Paulus gebruikt dezelfde tot de verbeelding sprekende taal als hij de ontuchtige begeerten beschrijft waaraan mensen zich overgeven die zich van God en Zijn Woord niets aantrekken (Rm 1:27). De natuurlijke gevoelens worden gedood als iemand geen rekening meer houdt met wat God heeft gezegd en men gewoon zijn eigen begeerten volgt.

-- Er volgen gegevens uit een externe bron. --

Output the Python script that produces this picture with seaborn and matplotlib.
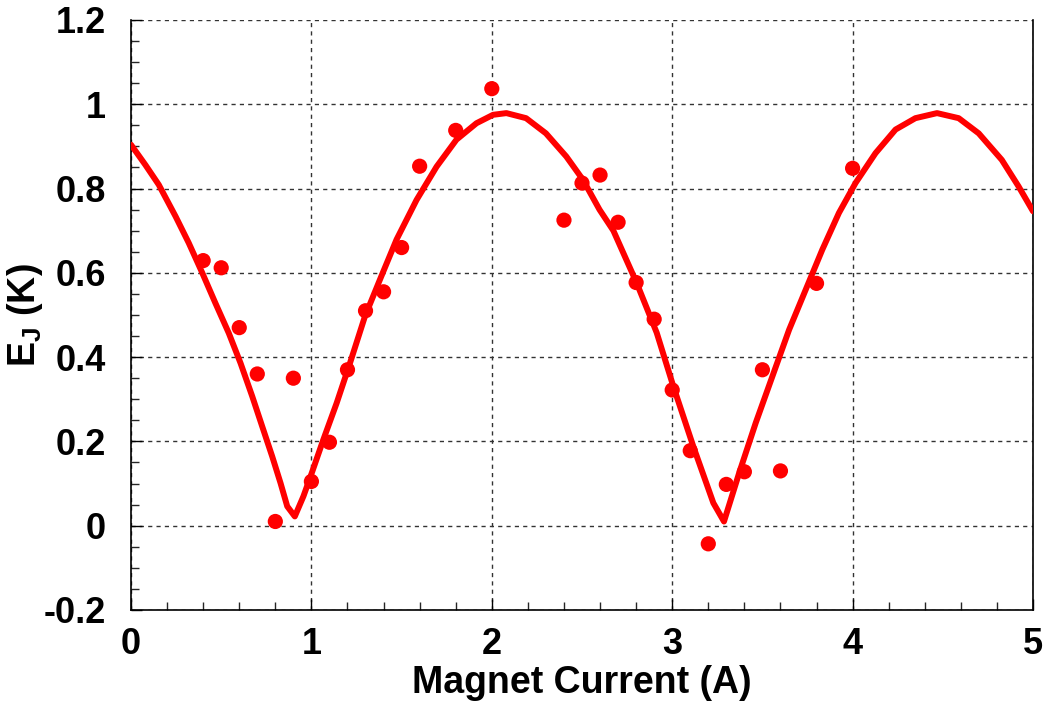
import numpy as np
import pandas as pd
import seaborn as sns
import matplotlib.pyplot as plt
from matplotlib.ticker import MultipleLocator, FixedLocator

# measured points
current = [0.4, 0.5, 0.6, 0.7, 0.8, 0.9, 1.0, 1.1, 1.2, 1.3, 1.4, 1.5, 1.6, 1.8,
           2.0, 2.4, 2.5, 2.6, 2.7, 2.8, 2.9, 3.0, 3.1, 3.2, 3.3, 3.4, 3.5, 3.6,
           3.8, 4.0]
ej = [0.629, 0.612, 0.47, 0.36, 0.01, 0.35, 0.105, 0.198, 0.37, 0.51, 0.555,
      0.66, 0.853, 0.938, 1.037, 0.725, 0.813, 0.832, 0.72, 0.577, 0.49, 0.322,
      0.178, -0.043, 0.098, 0.128, 0.37, 0.13, 0.575, 0.848]

# fit curve
fit_x = [0.000, 0.080, 0.154, 0.247, 0.320, 0.395, 0.468, 0.542, 0.607, 0.672,
         0.727, 0.783, 0.829, 0.866, 0.908, 0.956, 1.002, 1.066, 1.140, 1.214,
         1.297, 1.380, 1.472, 1.583, 1.694, 1.804, 1.915, 2.007, 2.081, 2.190,
         2.300, 2.413, 2.505, 2.597, 2.674, 2.803, 2.914, 3.006, 3.117, 3.228,
         3.287, 3.371, 3.463, 3.555, 3.648, 3.740, 3.832, 3.924, 4.016, 4.127,
         4.238, 4.348, 4.468, 4.588, 4.699, 4.827, 4.920, 5.000]
fit_y = [0.904, 0.856, 0.809, 0.734, 0.671, 0.600, 0.528, 0.457, 0.386, 0.307,
         0.236, 0.164, 0.101, 0.046, 0.022, 0.070, 0.125, 0.204, 0.291, 0.386,
         0.497, 0.584, 0.679, 0.773, 0.852, 0.916, 0.955, 0.975, 0.979, 0.967,
         0.931, 0.876, 0.821, 0.750, 0.700, 0.576, 0.458, 0.331, 0.188, 0.054,
         0.010, 0.125, 0.244, 0.354, 0.465, 0.560, 0.655, 0.742, 0.813, 0.884,
         0.940, 0.967, 0.979, 0.967, 0.931, 0.868, 0.805, 0.746]

yticks = [-0.2, 0, 0.2, 0.4, 0.6, 0.8, 1, 1.2]
ytick_labels = ['-0.2', '0', '0.2', '0.4', '0.6', '0.8', '1', '1.2']
xticks = [0, 1, 2, 3, 4, 5]

df_pts = pd.DataFrame({'current': current, 'ej': ej})
df_fit = pd.DataFrame({'current': fit_x, 'ej': fit_y})

sns.set_style('white')
plt.rcParams['font.family'] = ['Liberation Sans', 'DejaVu Sans']
plt.rcParams['font.weight'] = 'bold'
plt.rcParams['mathtext.fontset'] = 'custom'
plt.rcParams['mathtext.rm'] = 'Liberation Sans:bold'
plt.rcParams['mathtext.bf'] = 'Liberation Sans:bold'
plt.rcParams['mathtext.it'] = 'Liberation Sans:bold'

fig = plt.figure(figsize=(10.48, 7.06), dpi=100)
ax = fig.add_axes([0.125, 0.136, 0.8607, 0.8357])

sns.lineplot(data=df_fit, x='current', y='ej', ax=ax, color='#ff0000',
             linewidth=4.3, sort=False, estimator=None, zorder=3)
sns.scatterplot(data=df_pts, x='current', y='ej', ax=ax, color='#ff0000',
                s=120, edgecolor='none', zorder=4)

ax.set_xlim(0, 5)
ax.set_ylim(-0.2, 1.2)
ax.xaxis.set_major_locator(FixedLocator(xticks))
ax.xaxis.set_minor_locator(MultipleLocator(0.2))
ax.yaxis.set_major_locator(FixedLocator(yticks))
ax.yaxis.set_minor_locator(MultipleLocator(0.05))
ax.set_xticklabels([str(t) for t in xticks])
ax.set_yticklabels(ytick_labels)

ax.tick_params(axis='both', which='major', direction='in', length=8, width=1,
               labelsize=26, colors='black', bottom=True, left=True)
ax.tick_params(axis='x', which='major', pad=12)
ax.tick_params(axis='y', which='major', pad=18)
ax.tick_params(axis='both', which='minor', direction='in', length=6, width=1,
               bottom=True, left=True)

ax.grid(True, which='major', linestyle=(0, (3, 3)), color='#333333', linewidth=1)

for side in ['left', 'bottom', 'right']:
    ax.spines[side].set_color('black')
    ax.spines[side].set_linewidth(1.2)
ax.spines['top'].set_visible(False)

ax.set_xlabel('Magnet Current (A)', fontsize=27, fontweight='bold', color='black')
ax.set_ylabel(r'E$_\mathregular{J}$ (K)', fontsize=27, fontweight='bold', color='black')
ax.xaxis.set_label_coords(0.5, -0.093)
ax.yaxis.set_label_coords(-0.095, 0.5)

fig.savefig('out.png', dpi=100)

Het geweten is door God aan de mens gegeven na en als gevolg van de zondeval. Het is een ‘waarschuwingsmechanisme’. Dat wil zeggen dat het geweten alleen een signaal afgeeft als we iets bedenken en doen wat niet goed is. We kunnen ons geweten sussen door voortdurend argumenten te bedenken om het foute dat we gedaan hebben toch niet zo erg te laten lijken. Als we dit maar vaak genoeg herhalen, zal het geweten op den duur niet meer reageren als er iets gedaan wordt wat in strijd is met Gods Woord. Het geweten raakt afgestompt, het is alsof het slaapt. Maar de begeerte slaapt niet. Zij brandt constant als een oven.

Gloeien als een oven

Is in Hs 7:6 alleen het hart nog de oven, hier lijkt het erop dat de hele persoon een oven is geworden, een oven die hun rechters en koningen verteert. Al hun denken en handelingen zijn erop gericht hun leiders om te brengen. Alle handelingen van een mens komen uit zijn hart voort (Sp 4:23). Als er in het hart haat- of lustgevoelens worden gekoesterd, zullen die op een gegeven moment in daden worden omgezet.

Hoe grievend dit alles voor God is, klinkt door in de laatste woorden van dit vers. God beklaagt Zich erover dat er niemand is die tot Hem roept. Niets zou beter zijn voor het volk dan zich te wenden tot Hem Die niet alleen uitkomst kan geven, maar het beste voor Zijn volk zoekt.